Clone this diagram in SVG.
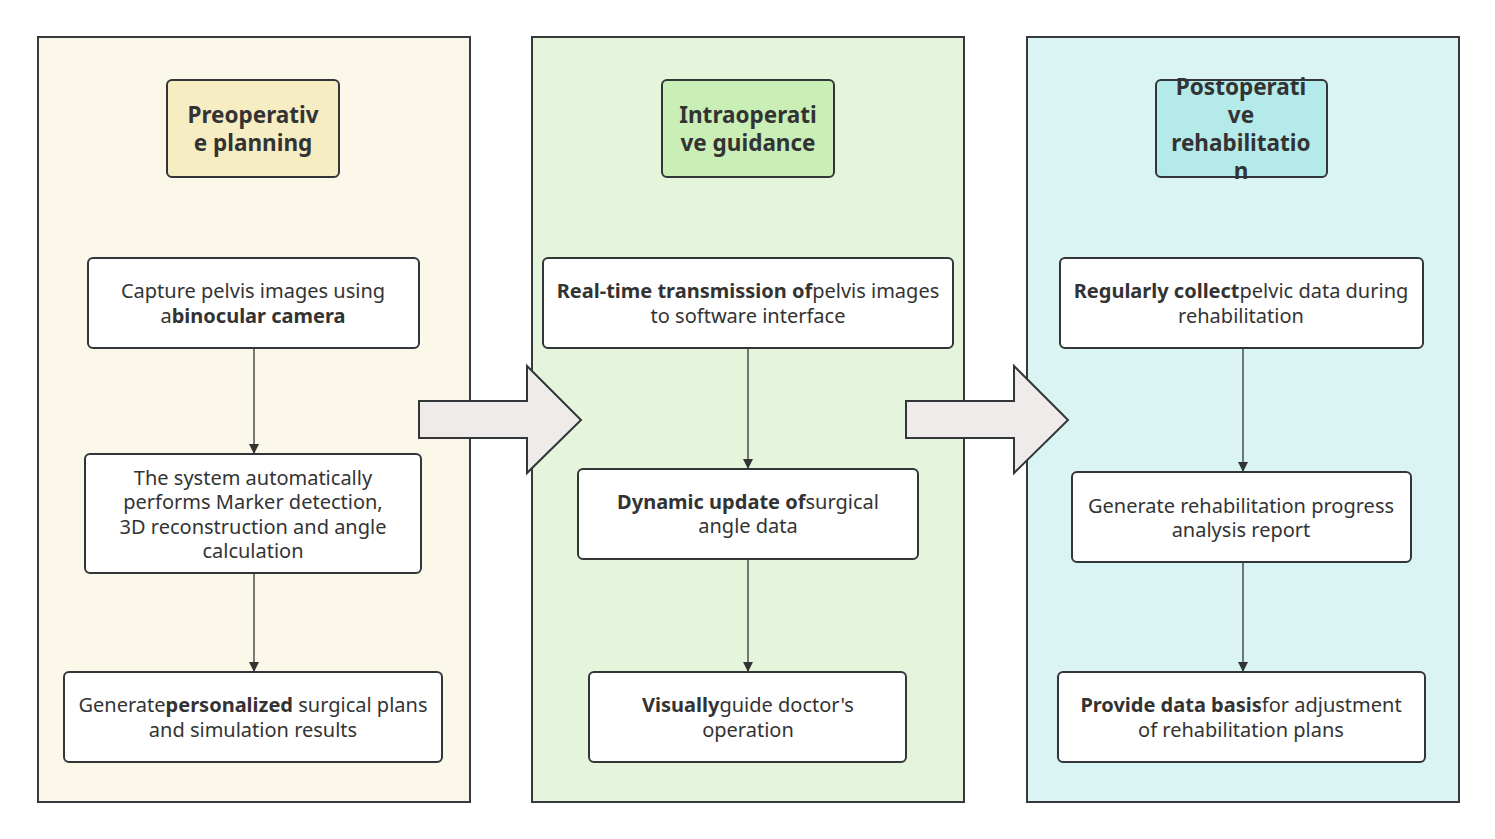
<svg xmlns="http://www.w3.org/2000/svg" width="1495" height="839" viewBox="0 0 1495 839">
<style>
.panel{stroke:#363a3d;stroke-width:2}
.title{stroke:#323639;stroke-width:2}
.node{fill:#ffffff;stroke:#323639;stroke-width:2}
.t{font-family:"Noto Sans","Open Sans",sans-serif;font-size:20px;fill:#333333;text-anchor:middle}
.h{font-family:"Noto Sans","Open Sans",sans-serif;font-size:22.5px;font-weight:bold;fill:#333333;text-anchor:middle}
.b{font-weight:bold}
.conn{stroke:#333333;stroke-width:1.3;fill:none}
.big{fill:#efebeb;stroke:#323639;stroke-width:2;stroke-linejoin:miter}
</style>
<defs>
<marker id="ah" markerWidth="10" markerHeight="14" refX="9" refY="5" orient="auto" markerUnits="userSpaceOnUse">
<path d="M0,0 L10,5 L0,10 Z" fill="#333333"/>
</marker>
</defs>
<rect width="1495" height="839" fill="#ffffff"/>
<g id="panel-pre">
<rect class="panel" x="38" y="37" width="432" height="765" fill="#fbf8e9"/>
</g>
<g id="panel-intra">
<rect class="panel" x="532" y="37" width="432" height="765" fill="#e4f5dc"/>
</g>
<g id="panel-post">
<rect class="panel" x="1027" y="37" width="432" height="765" fill="#daf4f4"/>
</g>
<g id="title-pre">
<rect class="title" x="167" y="80" width="172" height="97" rx="5" fill="#f7edc2"/>
<text class="h" x="253" y="123">Preoperativ</text>
<text class="h" x="253" y="151">e planning</text>
</g>
<g id="title-intra">
<rect class="title" x="662" y="80" width="172" height="97" rx="5" fill="#c9eeb6"/>
<text class="h" x="748" y="123">Intraoperati</text>
<text class="h" x="748" y="151">ve guidance</text>
</g>
<g id="title-post">
<rect class="title" x="1156" y="80" width="171" height="97" rx="5" fill="#b5eaea"/>
<text class="h" x="1241" y="95">Postoperati</text>
<text class="h" x="1241" y="123">ve</text>
<text class="h" x="1241" y="151">rehabilitatio</text>
<text class="h" x="1241" y="179">n</text>
</g>
<g id="n1a">
<rect class="node" x="88" y="258" width="331" height="90" rx="5"/>
<text class="t" x="253" y="298">Capture pelvis images using</text>
<text class="t" x="253" y="323">a<tspan class="b">binocular camera</tspan></text>
</g>
<g id="n1b">
<rect class="node" x="85" y="454" width="336" height="119" rx="5"/>
<text class="t" x="253" y="485">The system automatically</text>
<text class="t" x="253" y="509">performs Marker detection,</text>
<text class="t" x="253" y="534">3D reconstruction and angle</text>
<text class="t" x="253" y="558">calculation</text>
</g>
<g id="n1c">
<rect class="node" x="64" y="672" width="378" height="90" rx="5"/>
<text class="t" x="253" y="712">Generate<tspan class="b">personalized</tspan> surgical plans</text>
<text class="t" x="253" y="737">and simulation results</text>
</g>
<g id="n2a">
<rect class="node" x="543" y="258" width="410" height="90" rx="5"/>
<text class="t" x="748" y="298"><tspan class="b">Real-time transmission of</tspan>pelvis images</text>
<text class="t" x="748" y="323">to software interface</text>
</g>
<g id="n2b">
<rect class="node" x="578" y="469" width="340" height="90" rx="5"/>
<text class="t" x="748" y="509"><tspan class="b">Dynamic update of</tspan>surgical</text>
<text class="t" x="748" y="533">angle data</text>
</g>
<g id="n2c">
<rect class="node" x="589" y="672" width="317" height="90" rx="5"/>
<text class="t" x="748" y="712"><tspan class="b">Visually</tspan>guide doctor's</text>
<text class="t" x="748" y="737">operation</text>
</g>
<g id="n3a">
<rect class="node" x="1060" y="258" width="363" height="90" rx="5"/>
<text class="t" x="1241" y="298"><tspan class="b">Regularly collect</tspan>pelvic data during</text>
<text class="t" x="1241" y="323">rehabilitation</text>
</g>
<g id="n3b">
<rect class="node" x="1072" y="472" width="339" height="90" rx="5"/>
<text class="t" x="1241" y="513">Generate rehabilitation progress</text>
<text class="t" x="1241" y="537">analysis report</text>
</g>
<g id="n3c">
<rect class="node" x="1058" y="672" width="367" height="90" rx="5"/>
<text class="t" x="1241" y="712"><tspan class="b">Provide data basis</tspan>for adjustment</text>
<text class="t" x="1241" y="737">of rehabilitation plans</text>
</g>
<g id="connectors">
<line class="conn" x1="254" y1="349" x2="254" y2="453" marker-end="url(#ah)"/>
<line class="conn" x1="254" y1="574" x2="254" y2="671" marker-end="url(#ah)"/>
<line class="conn" x1="748" y1="349" x2="748" y2="468" marker-end="url(#ah)"/>
<line class="conn" x1="748" y1="560" x2="748" y2="671" marker-end="url(#ah)"/>
<line class="conn" x1="1243" y1="349" x2="1243" y2="471" marker-end="url(#ah)"/>
<line class="conn" x1="1243" y1="563" x2="1243" y2="671" marker-end="url(#ah)"/>
</g>
<g id="arrow-1">
<path class="big" d="M419,401 L527,401 L527,366 L581,420 L527,473 L527,438 L419,438 Z"/>
</g>
<g id="arrow-2">
<path class="big" d="M906,401 L1014,401 L1014,366 L1068,420 L1014,473 L1014,438 L906,438 Z"/>
</g>
</svg>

________

- [Challenge]:
Skipping the pictures, transcribe each line above exactly as it appears.

- [Solution to this exercise]:
Clone this diagram in SVG.
<svg xmlns="http://www.w3.org/2000/svg" width="1495" height="839" viewBox="0 0 1495 839">
<style>
.panel{stroke:#363a3d;stroke-width:2}
.title{stroke:#323639;stroke-width:2}
.node{fill:#ffffff;stroke:#323639;stroke-width:2}
.t{font-family:"Noto Sans","Open Sans",sans-serif;font-size:20px;fill:#333333;text-anchor:middle}
.h{font-family:"Noto Sans","Open Sans",sans-serif;font-size:22.5px;font-weight:bold;fill:#333333;text-anchor:middle}
.b{font-weight:bold}
.conn{stroke:#333333;stroke-width:1.3;fill:none}
.big{fill:#efebeb;stroke:#323639;stroke-width:2;stroke-linejoin:miter}
</style>
<defs>
<marker id="ah" markerWidth="10" markerHeight="14" refX="9" refY="5" orient="auto" markerUnits="userSpaceOnUse">
<path d="M0,0 L10,5 L0,10 Z" fill="#333333"/>
</marker>
</defs>
<rect width="1495" height="839" fill="#ffffff"/>
<g id="panel-pre">
<rect class="panel" x="38" y="37" width="432" height="765" fill="#fbf8e9"/>
</g>
<g id="panel-intra">
<rect class="panel" x="532" y="37" width="432" height="765" fill="#e4f5dc"/>
</g>
<g id="panel-post">
<rect class="panel" x="1027" y="37" width="432" height="765" fill="#daf4f4"/>
</g>
<g id="title-pre">
<rect class="title" x="167" y="80" width="172" height="97" rx="5" fill="#f7edc2"/>
<text class="h" x="253" y="123">Preoperativ</text>
<text class="h" x="253" y="151">e planning</text>
</g>
<g id="title-intra">
<rect class="title" x="662" y="80" width="172" height="97" rx="5" fill="#c9eeb6"/>
<text class="h" x="748" y="123">Intraoperati</text>
<text class="h" x="748" y="151">ve guidance</text>
</g>
<g id="title-post">
<rect class="title" x="1156" y="80" width="171" height="97" rx="5" fill="#b5eaea"/>
<text class="h" x="1241" y="95">Postoperati</text>
<text class="h" x="1241" y="123">ve</text>
<text class="h" x="1241" y="151">rehabilitatio</text>
<text class="h" x="1241" y="179">n</text>
</g>
<g id="n1a">
<rect class="node" x="88" y="258" width="331" height="90" rx="5"/>
<text class="t" x="253" y="298">Capture pelvis images using</text>
<text class="t" x="253" y="323">a<tspan class="b">binocular camera</tspan></text>
</g>
<g id="n1b">
<rect class="node" x="85" y="454" width="336" height="119" rx="5"/>
<text class="t" x="253" y="485">The system automatically</text>
<text class="t" x="253" y="509">performs Marker detection,</text>
<text class="t" x="253" y="534">3D reconstruction and angle</text>
<text class="t" x="253" y="558">calculation</text>
</g>
<g id="n1c">
<rect class="node" x="64" y="672" width="378" height="90" rx="5"/>
<text class="t" x="253" y="712">Generate<tspan class="b">personalized</tspan> surgical plans</text>
<text class="t" x="253" y="737">and simulation results</text>
</g>
<g id="n2a">
<rect class="node" x="543" y="258" width="410" height="90" rx="5"/>
<text class="t" x="748" y="298"><tspan class="b">Real-time transmission of</tspan>pelvis images</text>
<text class="t" x="748" y="323">to software interface</text>
</g>
<g id="n2b">
<rect class="node" x="578" y="469" width="340" height="90" rx="5"/>
<text class="t" x="748" y="509"><tspan class="b">Dynamic update of</tspan>surgical</text>
<text class="t" x="748" y="533">angle data</text>
</g>
<g id="n2c">
<rect class="node" x="589" y="672" width="317" height="90" rx="5"/>
<text class="t" x="748" y="712"><tspan class="b">Visually</tspan>guide doctor's</text>
<text class="t" x="748" y="737">operation</text>
</g>
<g id="n3a">
<rect class="node" x="1060" y="258" width="363" height="90" rx="5"/>
<text class="t" x="1241" y="298"><tspan class="b">Regularly collect</tspan>pelvic data during</text>
<text class="t" x="1241" y="323">rehabilitation</text>
</g>
<g id="n3b">
<rect class="node" x="1072" y="472" width="339" height="90" rx="5"/>
<text class="t" x="1241" y="513">Generate rehabilitation progress</text>
<text class="t" x="1241" y="537">analysis report</text>
</g>
<g id="n3c">
<rect class="node" x="1058" y="672" width="367" height="90" rx="5"/>
<text class="t" x="1241" y="712"><tspan class="b">Provide data basis</tspan>for adjustment</text>
<text class="t" x="1241" y="737">of rehabilitation plans</text>
</g>
<g id="connectors">
<line class="conn" x1="254" y1="349" x2="254" y2="453" marker-end="url(#ah)"/>
<line class="conn" x1="254" y1="574" x2="254" y2="671" marker-end="url(#ah)"/>
<line class="conn" x1="748" y1="349" x2="748" y2="468" marker-end="url(#ah)"/>
<line class="conn" x1="748" y1="560" x2="748" y2="671" marker-end="url(#ah)"/>
<line class="conn" x1="1243" y1="349" x2="1243" y2="471" marker-end="url(#ah)"/>
<line class="conn" x1="1243" y1="563" x2="1243" y2="671" marker-end="url(#ah)"/>
</g>
<g id="arrow-1">
<path class="big" d="M419,401 L527,401 L527,366 L581,420 L527,473 L527,438 L419,438 Z"/>
</g>
<g id="arrow-2">
<path class="big" d="M906,401 L1014,401 L1014,366 L1068,420 L1014,473 L1014,438 L906,438 Z"/>
</g>
</svg>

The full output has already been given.